--- Collected material ---
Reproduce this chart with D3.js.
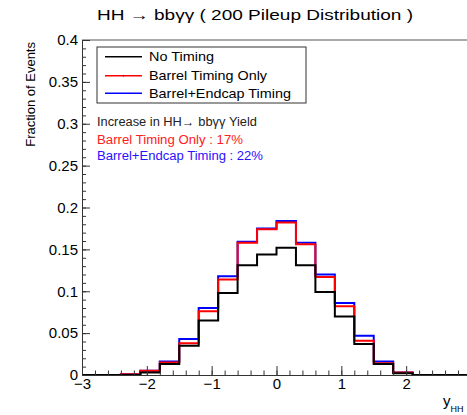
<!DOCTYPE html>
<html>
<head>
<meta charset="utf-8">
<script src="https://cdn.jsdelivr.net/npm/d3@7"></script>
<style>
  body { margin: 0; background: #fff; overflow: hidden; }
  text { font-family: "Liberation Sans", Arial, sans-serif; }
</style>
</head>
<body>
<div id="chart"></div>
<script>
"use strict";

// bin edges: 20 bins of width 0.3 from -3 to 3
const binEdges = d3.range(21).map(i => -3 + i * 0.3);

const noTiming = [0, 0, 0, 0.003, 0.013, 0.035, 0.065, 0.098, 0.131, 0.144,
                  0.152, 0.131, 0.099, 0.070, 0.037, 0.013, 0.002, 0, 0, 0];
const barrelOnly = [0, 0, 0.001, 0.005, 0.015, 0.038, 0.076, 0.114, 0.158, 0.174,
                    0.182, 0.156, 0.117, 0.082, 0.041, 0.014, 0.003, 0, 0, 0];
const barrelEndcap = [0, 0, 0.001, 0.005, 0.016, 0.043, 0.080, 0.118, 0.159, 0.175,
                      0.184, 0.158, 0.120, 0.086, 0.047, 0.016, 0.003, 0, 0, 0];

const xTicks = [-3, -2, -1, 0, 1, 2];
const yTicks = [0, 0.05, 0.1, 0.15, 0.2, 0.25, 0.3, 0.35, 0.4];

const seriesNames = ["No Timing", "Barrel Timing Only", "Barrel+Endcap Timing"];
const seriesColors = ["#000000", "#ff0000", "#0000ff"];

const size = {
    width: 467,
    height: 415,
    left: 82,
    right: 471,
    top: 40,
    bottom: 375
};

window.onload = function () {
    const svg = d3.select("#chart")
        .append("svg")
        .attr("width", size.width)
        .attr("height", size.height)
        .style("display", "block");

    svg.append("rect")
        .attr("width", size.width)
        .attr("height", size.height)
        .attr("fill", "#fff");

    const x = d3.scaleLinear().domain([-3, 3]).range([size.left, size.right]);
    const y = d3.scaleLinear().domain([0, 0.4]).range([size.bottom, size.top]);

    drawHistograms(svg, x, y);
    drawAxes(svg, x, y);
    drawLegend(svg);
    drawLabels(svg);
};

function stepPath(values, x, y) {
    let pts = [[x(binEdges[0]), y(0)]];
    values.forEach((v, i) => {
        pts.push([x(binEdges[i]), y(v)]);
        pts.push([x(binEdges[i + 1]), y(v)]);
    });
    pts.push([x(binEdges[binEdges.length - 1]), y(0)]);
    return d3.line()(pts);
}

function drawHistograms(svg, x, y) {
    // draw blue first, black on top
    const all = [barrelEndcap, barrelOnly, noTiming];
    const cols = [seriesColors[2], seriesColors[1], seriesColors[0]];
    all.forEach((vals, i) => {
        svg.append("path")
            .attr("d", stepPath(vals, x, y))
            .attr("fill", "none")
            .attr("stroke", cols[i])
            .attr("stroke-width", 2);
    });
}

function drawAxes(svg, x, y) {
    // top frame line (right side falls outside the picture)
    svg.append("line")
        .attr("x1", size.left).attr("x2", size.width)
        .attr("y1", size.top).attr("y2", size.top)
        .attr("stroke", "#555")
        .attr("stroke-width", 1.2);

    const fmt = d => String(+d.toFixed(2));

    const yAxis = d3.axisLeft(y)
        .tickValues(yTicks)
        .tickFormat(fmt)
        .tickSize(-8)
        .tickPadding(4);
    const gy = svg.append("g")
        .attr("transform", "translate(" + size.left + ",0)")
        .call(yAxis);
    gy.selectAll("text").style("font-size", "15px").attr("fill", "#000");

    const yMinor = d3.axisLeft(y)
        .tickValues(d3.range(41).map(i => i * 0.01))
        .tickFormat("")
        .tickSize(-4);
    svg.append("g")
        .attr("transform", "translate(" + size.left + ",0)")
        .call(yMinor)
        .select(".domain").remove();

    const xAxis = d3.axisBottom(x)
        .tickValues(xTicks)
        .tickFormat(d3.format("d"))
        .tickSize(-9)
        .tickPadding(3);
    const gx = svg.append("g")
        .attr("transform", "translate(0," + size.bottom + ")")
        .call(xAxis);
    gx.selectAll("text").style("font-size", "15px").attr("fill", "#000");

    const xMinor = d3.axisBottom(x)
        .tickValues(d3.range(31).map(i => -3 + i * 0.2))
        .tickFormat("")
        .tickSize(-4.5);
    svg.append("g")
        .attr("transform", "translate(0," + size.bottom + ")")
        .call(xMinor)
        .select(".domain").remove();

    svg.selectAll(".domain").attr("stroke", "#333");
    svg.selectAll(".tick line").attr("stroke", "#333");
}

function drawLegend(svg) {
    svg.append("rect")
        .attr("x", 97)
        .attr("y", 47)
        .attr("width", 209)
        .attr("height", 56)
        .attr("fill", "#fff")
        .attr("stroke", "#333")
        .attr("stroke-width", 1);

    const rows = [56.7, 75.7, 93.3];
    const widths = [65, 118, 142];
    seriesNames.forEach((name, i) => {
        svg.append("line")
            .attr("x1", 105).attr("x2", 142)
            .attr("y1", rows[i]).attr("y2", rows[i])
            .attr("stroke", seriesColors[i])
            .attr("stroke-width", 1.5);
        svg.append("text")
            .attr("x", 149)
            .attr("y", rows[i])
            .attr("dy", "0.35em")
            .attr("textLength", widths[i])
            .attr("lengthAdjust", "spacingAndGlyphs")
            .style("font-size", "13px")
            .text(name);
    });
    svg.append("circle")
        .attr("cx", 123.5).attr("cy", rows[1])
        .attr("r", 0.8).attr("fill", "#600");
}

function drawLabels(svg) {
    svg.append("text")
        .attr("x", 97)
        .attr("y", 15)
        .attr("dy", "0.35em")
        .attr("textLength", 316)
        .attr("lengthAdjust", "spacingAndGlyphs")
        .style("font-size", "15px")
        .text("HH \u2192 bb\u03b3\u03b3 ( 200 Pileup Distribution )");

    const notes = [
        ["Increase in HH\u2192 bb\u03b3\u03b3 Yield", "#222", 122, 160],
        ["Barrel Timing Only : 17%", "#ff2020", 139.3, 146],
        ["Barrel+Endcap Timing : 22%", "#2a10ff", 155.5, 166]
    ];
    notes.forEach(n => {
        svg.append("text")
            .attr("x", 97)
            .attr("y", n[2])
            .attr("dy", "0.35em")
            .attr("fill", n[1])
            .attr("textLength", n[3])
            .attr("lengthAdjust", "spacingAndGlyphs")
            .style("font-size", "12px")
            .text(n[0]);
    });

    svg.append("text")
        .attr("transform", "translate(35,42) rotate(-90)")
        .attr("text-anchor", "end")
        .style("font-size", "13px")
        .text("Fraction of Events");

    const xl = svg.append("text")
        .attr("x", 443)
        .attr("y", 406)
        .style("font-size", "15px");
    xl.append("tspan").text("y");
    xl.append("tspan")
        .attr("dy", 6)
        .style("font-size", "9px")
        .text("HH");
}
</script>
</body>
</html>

--- What needs to be done ---
Reproduce every line above as written, skipping pictures.

--- Full solution ---
Reproduce this chart with D3.js.
<!DOCTYPE html>
<html>
<head>
<meta charset="utf-8">
<script src="https://cdn.jsdelivr.net/npm/d3@7"></script>
<style>
  body { margin: 0; background: #fff; overflow: hidden; }
  text { font-family: "Liberation Sans", Arial, sans-serif; }
</style>
</head>
<body>
<div id="chart"></div>
<script>
"use strict";

// bin edges: 20 bins of width 0.3 from -3 to 3
const binEdges = d3.range(21).map(i => -3 + i * 0.3);

const noTiming = [0, 0, 0, 0.003, 0.013, 0.035, 0.065, 0.098, 0.131, 0.144,
                  0.152, 0.131, 0.099, 0.070, 0.037, 0.013, 0.002, 0, 0, 0];
const barrelOnly = [0, 0, 0.001, 0.005, 0.015, 0.038, 0.076, 0.114, 0.158, 0.174,
                    0.182, 0.156, 0.117, 0.082, 0.041, 0.014, 0.003, 0, 0, 0];
const barrelEndcap = [0, 0, 0.001, 0.005, 0.016, 0.043, 0.080, 0.118, 0.159, 0.175,
                      0.184, 0.158, 0.120, 0.086, 0.047, 0.016, 0.003, 0, 0, 0];

const xTicks = [-3, -2, -1, 0, 1, 2];
const yTicks = [0, 0.05, 0.1, 0.15, 0.2, 0.25, 0.3, 0.35, 0.4];

const seriesNames = ["No Timing", "Barrel Timing Only", "Barrel+Endcap Timing"];
const seriesColors = ["#000000", "#ff0000", "#0000ff"];

const size = {
    width: 467,
    height: 415,
    left: 82,
    right: 471,
    top: 40,
    bottom: 375
};

window.onload = function () {
    const svg = d3.select("#chart")
        .append("svg")
        .attr("width", size.width)
        .attr("height", size.height)
        .style("display", "block");

    svg.append("rect")
        .attr("width", size.width)
        .attr("height", size.height)
        .attr("fill", "#fff");

    const x = d3.scaleLinear().domain([-3, 3]).range([size.left, size.right]);
    const y = d3.scaleLinear().domain([0, 0.4]).range([size.bottom, size.top]);

    drawHistograms(svg, x, y);
    drawAxes(svg, x, y);
    drawLegend(svg);
    drawLabels(svg);
};

function stepPath(values, x, y) {
    let pts = [[x(binEdges[0]), y(0)]];
    values.forEach((v, i) => {
        pts.push([x(binEdges[i]), y(v)]);
        pts.push([x(binEdges[i + 1]), y(v)]);
    });
    pts.push([x(binEdges[binEdges.length - 1]), y(0)]);
    return d3.line()(pts);
}

function drawHistograms(svg, x, y) {
    // draw blue first, black on top
    const all = [barrelEndcap, barrelOnly, noTiming];
    const cols = [seriesColors[2], seriesColors[1], seriesColors[0]];
    all.forEach((vals, i) => {
        svg.append("path")
            .attr("d", stepPath(vals, x, y))
            .attr("fill", "none")
            .attr("stroke", cols[i])
            .attr("stroke-width", 2);
    });
}

function drawAxes(svg, x, y) {
    // top frame line (right side falls outside the picture)
    svg.append("line")
        .attr("x1", size.left).attr("x2", size.width)
        .attr("y1", size.top).attr("y2", size.top)
        .attr("stroke", "#555")
        .attr("stroke-width", 1.2);

    const fmt = d => String(+d.toFixed(2));

    const yAxis = d3.axisLeft(y)
        .tickValues(yTicks)
        .tickFormat(fmt)
        .tickSize(-8)
        .tickPadding(4);
    const gy = svg.append("g")
        .attr("transform", "translate(" + size.left + ",0)")
        .call(yAxis);
    gy.selectAll("text").style("font-size", "15px").attr("fill", "#000");

    const yMinor = d3.axisLeft(y)
        .tickValues(d3.range(41).map(i => i * 0.01))
        .tickFormat("")
        .tickSize(-4);
    svg.append("g")
        .attr("transform", "translate(" + size.left + ",0)")
        .call(yMinor)
        .select(".domain").remove();

    const xAxis = d3.axisBottom(x)
        .tickValues(xTicks)
        .tickFormat(d3.format("d"))
        .tickSize(-9)
        .tickPadding(3);
    const gx = svg.append("g")
        .attr("transform", "translate(0," + size.bottom + ")")
        .call(xAxis);
    gx.selectAll("text").style("font-size", "15px").attr("fill", "#000");

    const xMinor = d3.axisBottom(x)
        .tickValues(d3.range(31).map(i => -3 + i * 0.2))
        .tickFormat("")
        .tickSize(-4.5);
    svg.append("g")
        .attr("transform", "translate(0," + size.bottom + ")")
        .call(xMinor)
        .select(".domain").remove();

    svg.selectAll(".domain").attr("stroke", "#333");
    svg.selectAll(".tick line").attr("stroke", "#333");
}

function drawLegend(svg) {
    svg.append("rect")
        .attr("x", 97)
        .attr("y", 47)
        .attr("width", 209)
        .attr("height", 56)
        .attr("fill", "#fff")
        .attr("stroke", "#333")
        .attr("stroke-width", 1);

    const rows = [56.7, 75.7, 93.3];
    const widths = [65, 118, 142];
    seriesNames.forEach((name, i) => {
        svg.append("line")
            .attr("x1", 105).attr("x2", 142)
            .attr("y1", rows[i]).attr("y2", rows[i])
            .attr("stroke", seriesColors[i])
            .attr("stroke-width", 1.5);
        svg.append("text")
            .attr("x", 149)
            .attr("y", rows[i])
            .attr("dy", "0.35em")
            .attr("textLength", widths[i])
            .attr("lengthAdjust", "spacingAndGlyphs")
            .style("font-size", "13px")
            .text(name);
    });
    svg.append("circle")
        .attr("cx", 123.5).attr("cy", rows[1])
        .attr("r", 0.8).attr("fill", "#600");
}

function drawLabels(svg) {
    svg.append("text")
        .attr("x", 97)
        .attr("y", 15)
        .attr("dy", "0.35em")
        .attr("textLength", 316)
        .attr("lengthAdjust", "spacingAndGlyphs")
        .style("font-size", "15px")
        .text("HH \u2192 bb\u03b3\u03b3 ( 200 Pileup Distribution )");

    const notes = [
        ["Increase in HH\u2192 bb\u03b3\u03b3 Yield", "#222", 122, 160],
        ["Barrel Timing Only : 17%", "#ff2020", 139.3, 146],
        ["Barrel+Endcap Timing : 22%", "#2a10ff", 155.5, 166]
    ];
    notes.forEach(n => {
        svg.append("text")
            .attr("x", 97)
            .attr("y", n[2])
            .attr("dy", "0.35em")
            .attr("fill", n[1])
            .attr("textLength", n[3])
            .attr("lengthAdjust", "spacingAndGlyphs")
            .style("font-size", "12px")
            .text(n[0]);
    });

    svg.append("text")
        .attr("transform", "translate(35,42) rotate(-90)")
        .attr("text-anchor", "end")
        .style("font-size", "13px")
        .text("Fraction of Events");

    const xl = svg.append("text")
        .attr("x", 443)
        .attr("y", 406)
        .style("font-size", "15px");
    xl.append("tspan").text("y");
    xl.append("tspan")
        .attr("dy", 6)
        .style("font-size", "9px")
        .text("HH");
}
</script>
</body>
</html>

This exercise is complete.